Bruce Lee and the "Kung-fu" films now hit the Western world with a bang. The Kobe-Osaka club was besieged with people eager to emulate Lee's exploits and Tommy had to negotiate with Unicorn Leisure for the use of Clouds Disco at the Apollo Theatre to cope with the demand. What started off as a let for two nights per week became four nights and a Saturday and Sunday. Over 1500 people started karate there that year alone, and in order to meet all his commitments Tommy was now working a 90 hour week. So great was the demand that Tommy opened clubs in Kilmarnock, Ayr, Motherwell, Dumfries and Edinburgh and trained some 30 instructors to teach Kobe-Osaka's 2500 members. By the middle of 1975 the "boom" was over and the hordes of aspiring "Bruce Lee's" once again gave way to the more serious student.

In line with their established policy of keeping abreast, indeed in front, of new developments, eight Kobe-Osaka instructors visited Mr. Kimura's dojo in New Jersey in the late summer of 1975, and fought Mr. Kimura's crack team.

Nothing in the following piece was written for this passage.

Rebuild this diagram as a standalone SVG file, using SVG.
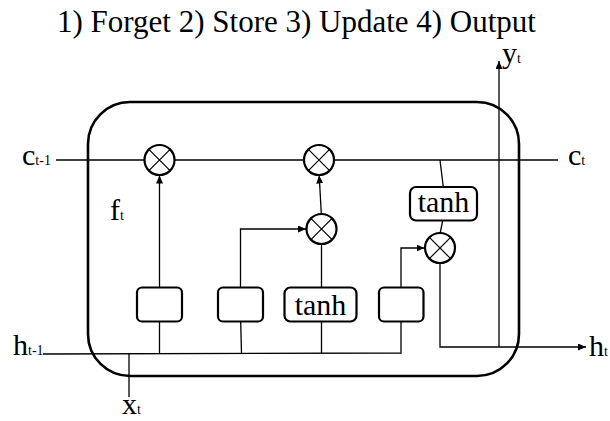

The result was a resounding victory for Kobe-Osaka when they defeated the U.S. team by 7 victories to 1 and took the first five places in the individual event.

In April 1976 Tommy Morris was elected Chairman of the Scottish Karate Board of Control and in March was promoted 5th Dan by Senseis Tani and Kimura. However the boss of the Kobe-Osaka had no intention of letting the grass grow under his feet in the fields of self-defence and combat. An expert with knife, pistol, rifle, and shotgun he graduated as top student at Jeff Cooper's American Pistol Institute in Arizona with a rating of "Expert-Special Merit", in the use of the .45 automatic pistol. He was runner up in the first U.K. Combat Pistol Championships and represented Great Britain in the biennial World Combat Pistol Championships in September 1977 and again in 1979.

In 1978 Kobe-Osaka members again demonstrated their superlative abilities and further consolidated their position as leaders in the karate world. David Coulter won the European Lightweight title in Geneva, and the Kobe-Osaka teams took both first and second places in the 10th Scottish Championships. This was their seventh Scottish Championships team victory. In addition Kobe-Osaka members took first, second and third places in the individual event. Twenty members were also promoted to Black Belt status including Tommy's son Steven, who after nine years training became at 15 years old the Club's youngest black belt.